ここでは、直近の「ドル円相場」について、日米10年国債利回り、購買力平価、修正ソロスチャート(修正マネタリーベース比率)という3つの観点から見ていきたいと思います。
なお、各指標に関しては、以下の記事でそれぞれ詳しく解説していますので、よろしければご参照下さい。
1.日米10年国債利回りとドル円相場
まずは、米国の10年債利回りとドル円相場の推移を比較してみます。
この図から分かるように、米長期金利は1980年代より右肩下がりの傾向となっていましたが、ここ数年で急反発していました。
一時5%超を付けた米長期金利は、直近では3.6%台での推移となっています。
次に、米国と日本の10年国債利回りの差をドル円相場の推移と比較したのが以下の図です。
こちらの図では、ドル円相場の動きが、日米の長期金利差と概ね連動していることが見て取れます。
直近では、両者の動きの連動性は高いものの、この図における両者の乖離は拡大したままとなっています。
2.購買力平価とドル円相場
次に、日米の購買力平価とドル円相場の推移を比較してみます。
なお、購買力平価(PPP)に関しては、日米の相対的購買力平価である、消費者物価PPP、企業物価PPP、輸出物価PPPを用いています。
この図からは、ドル円のレートは、企業物価PPPを上限、輸出物価PPPを下限として推移していた時期が長い中で、ここ数年は企業物価PPPより上での推移となっていたことが分かります。
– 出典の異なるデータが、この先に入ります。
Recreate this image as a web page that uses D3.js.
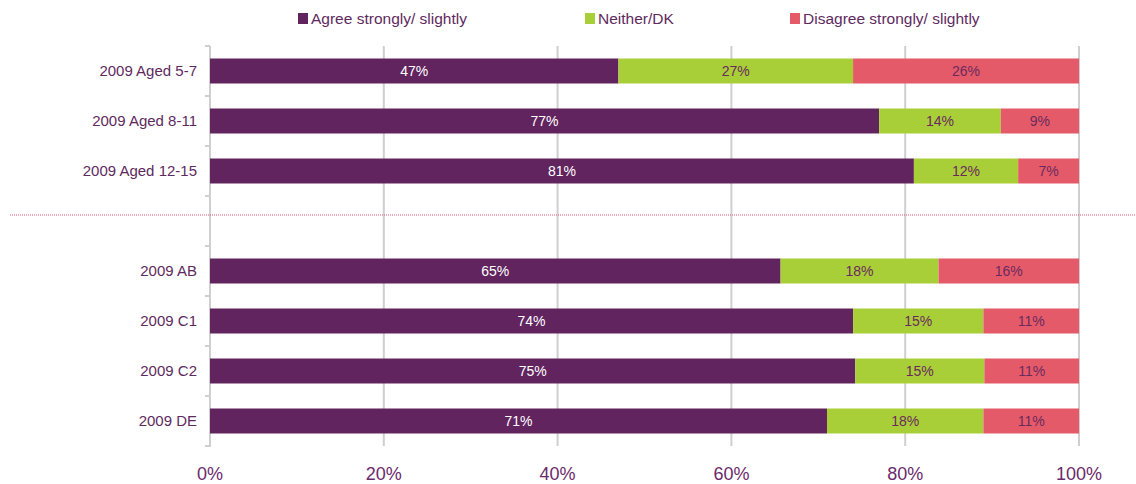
<html>
<head>
    <script src="https://d3js.org/d3.v7.min.js"></script>
</head>
<style>
    body { margin: 0; background: white; }
    svg { font-family: "Liberation Sans", Arial, sans-serif; }
    .grid line { stroke: #cfcfcf; stroke-width: 2px; }
    .cat { fill: #5e2a5e; font-size: 15px; }
    .tick-label { fill: #6b2a6b; font-size: 18px; }
    .legend text { fill: #5e2a5e; font-size: 15.5px; }
</style>
<body>
    <svg id="chart" width="1136" height="484"></svg>
    <script>
        // rows, with a blank spacer between the age groups and social grades
        const categories = ["2009 Aged 5-7", "2009 Aged 8-11", "2009 Aged 12-15", "", "2009 AB", "2009 C1", "2009 C2", "2009 DE"];
        const agree    = [47, 77, 81, null, 65, 74, 75, 71];
        const neither  = [27, 14, 12, null, 18, 15, 15, 18];
        const disagree = [26,  9,  7, null, 16, 11, 11, 11];
        const seriesNames = ["Agree strongly/ slightly", "Neither/DK", "Disagree strongly/ slightly"];
        const xTicks = [0, 0.2, 0.4, 0.6, 0.8, 1];

        const colors = ["#62245f", "#a9cf38", "#e55a68"];
        const labelColors = ["#ffffff", "#6b2a5e", "#6b2a5e"];

        const svg = d3.select("svg#chart");
        const m = { left: 210, right: 1079, top: 46, bottom: 446 };

        const x = d3.scaleLinear().domain([0, 1]).range([m.left, m.right]);
        const y = d3.scaleBand().domain(d3.range(categories.length)).range([m.top, m.bottom]).paddingInner(0.5).paddingOuter(0.25);

        const rows = categories.map((c, i) => ({ i: i, name: c, a: agree[i], n: neither[i], d: disagree[i] }))
                               .filter(r => r.a != null);
        const keys = ["a", "n", "d"];
        const stack = d3.stack().keys(keys).offset(d3.stackOffsetExpand);
        const layers = stack(rows);

        // gridlines
        svg.append("g").attr("class", "grid")
           .selectAll("line").data(xTicks.slice(1)).join("line")
           .attr("x1", d => x(d)).attr("x2", d => x(d))
           .attr("y1", m.top).attr("y2", m.bottom);

        // left axis
        svg.append("line")
           .attr("x1", m.left).attr("x2", m.left).attr("y1", m.top).attr("y2", m.bottom + 1)
           .attr("stroke", "#cfcfcf").attr("stroke-width", 2);
        const bandStep = y.step();
        svg.append("g").selectAll("line").data(d3.range(categories.length + 1)).join("line")
           .attr("x1", m.left - 5).attr("x2", m.left)
           .attr("y1", d => m.top + d * bandStep).attr("y2", d => m.top + d * bandStep)
           .attr("stroke", "#cfcfcf").attr("stroke-width", 2);

        // bars
        layers.forEach((layer, k) => {
            const g = svg.append("g");
            g.selectAll("rect").data(layer).join("rect")
             .attr("x", d => x(d[0]))
             .attr("width", d => x(d[1]) - x(d[0]))
             .attr("y", d => y(d.data.i))
             .attr("height", y.bandwidth())
             .attr("fill", colors[k]);
            g.selectAll("text").data(layer).join("text")
             .attr("x", d => (x(d[0]) + x(d[1])) / 2)
             .attr("y", d => y(d.data.i) + y.bandwidth() / 2 + 5)
             .attr("text-anchor", "middle")
             .attr("font-size", 14)
             .attr("fill", labelColors[k])
             .text(d => d.data[keys[k]] + "%");
        });

        // category labels
        svg.append("g").selectAll("text").data(rows).join("text")
           .attr("class", "cat")
           .attr("x", m.left - 13)
           .attr("y", d => y(d.i) + y.bandwidth() / 2 + 5)
           .attr("text-anchor", "end")
           .text(d => d.name);

        // x tick labels
        svg.append("g").selectAll("text").data(xTicks).join("text")
           .attr("class", "tick-label")
           .attr("x", d => x(d))
           .attr("y", 480)
           .attr("text-anchor", "middle")
           .text(d => d3.format(".0%")(d));

        // dotted separator
        svg.append("line")
           .attr("x1", 10).attr("x2", 1136).attr("y1", 215).attr("y2", 215)
           .attr("stroke", "#e0557a").attr("stroke-width", 1)
           .attr("stroke-dasharray", "1,1");

        // legend
        const legendX = [298, 585, 790];
        const legend = svg.append("g").attr("class", "legend");
        seriesNames.forEach((s, k) => {
            legend.append("rect").attr("x", legendX[k]).attr("y", 13).attr("width", 10).attr("height", 11).attr("fill", colors[k]);
            legend.append("text").attr("x", legendX[k] + 13).attr("y", 24).text(s);
        });
    </script>
</body>
</html>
さらに、2022年以降、ドルの円レートが消費者物価PPPを大きく超える動きとなっており、直近においてもその状態が継続しています。
3.修正ソロスチャートとドル円相場
最後に、修正ソロスチャート(修正マネタリーベース比率)とドル円相場の推移を見ていきます。
この図からは、ドル円相場と修正マネタリーベース比率との相関性が高いことと同時に、最近では両者の乖離が拡大していることが分かります。
4.総括
ドル円相場は、7月初めに162円台を付ける場面もありましたが、そこからは一転して円高ドル安の動きとなっており、足元でも140円近くでの推移となっています。
この背景としては、既に多く言及されていますが、円キャリートレードの巻き戻しが大きかったと思われます。
また、9月17~18日のFOMC(米連邦公開市場委員会)では、FRB(米連邦準備制度理事会)による利下げが確実視されており、それを皮切りに来年2025年中まで利下げが続いていくであろうことが、市場では織り込まれているようです。
これは、米経済のソフトランディングは可能という識者がまだ多くいる一方で、市場はかなり景気後退を警戒しているということではないかと思われ、それは長期金利の低下にも表れています。
そして、インフレ率は低下傾向にありますが、その内訳を見ると、外食や宿泊などのサービス価格は上昇しており、このままインフレ率が落ち着いていくとは限りません。
そうなると、FRBも市場が織り込んでいるほどの利下げを続けていくことは難しくなるでしょう。
さて、ドル円の需給環境をCFベースで見てみると、日本はデジタル赤字を主としたサービス収支のマイナスが大きく、中長期的にはドル高円安となっていきそうです。
ただ、為替市場では実需よりも投機的なポジションの方が大きいため、当面のドル円相場は日米金利差の動向にかかっており、それは主に日米の景気やインフレの動向次第と言えます。
いずれにしても、米経済のハードランディングのような事態にならなければ、ドル円相場は再び方向感の乏しい展開となるのではないでしょうか。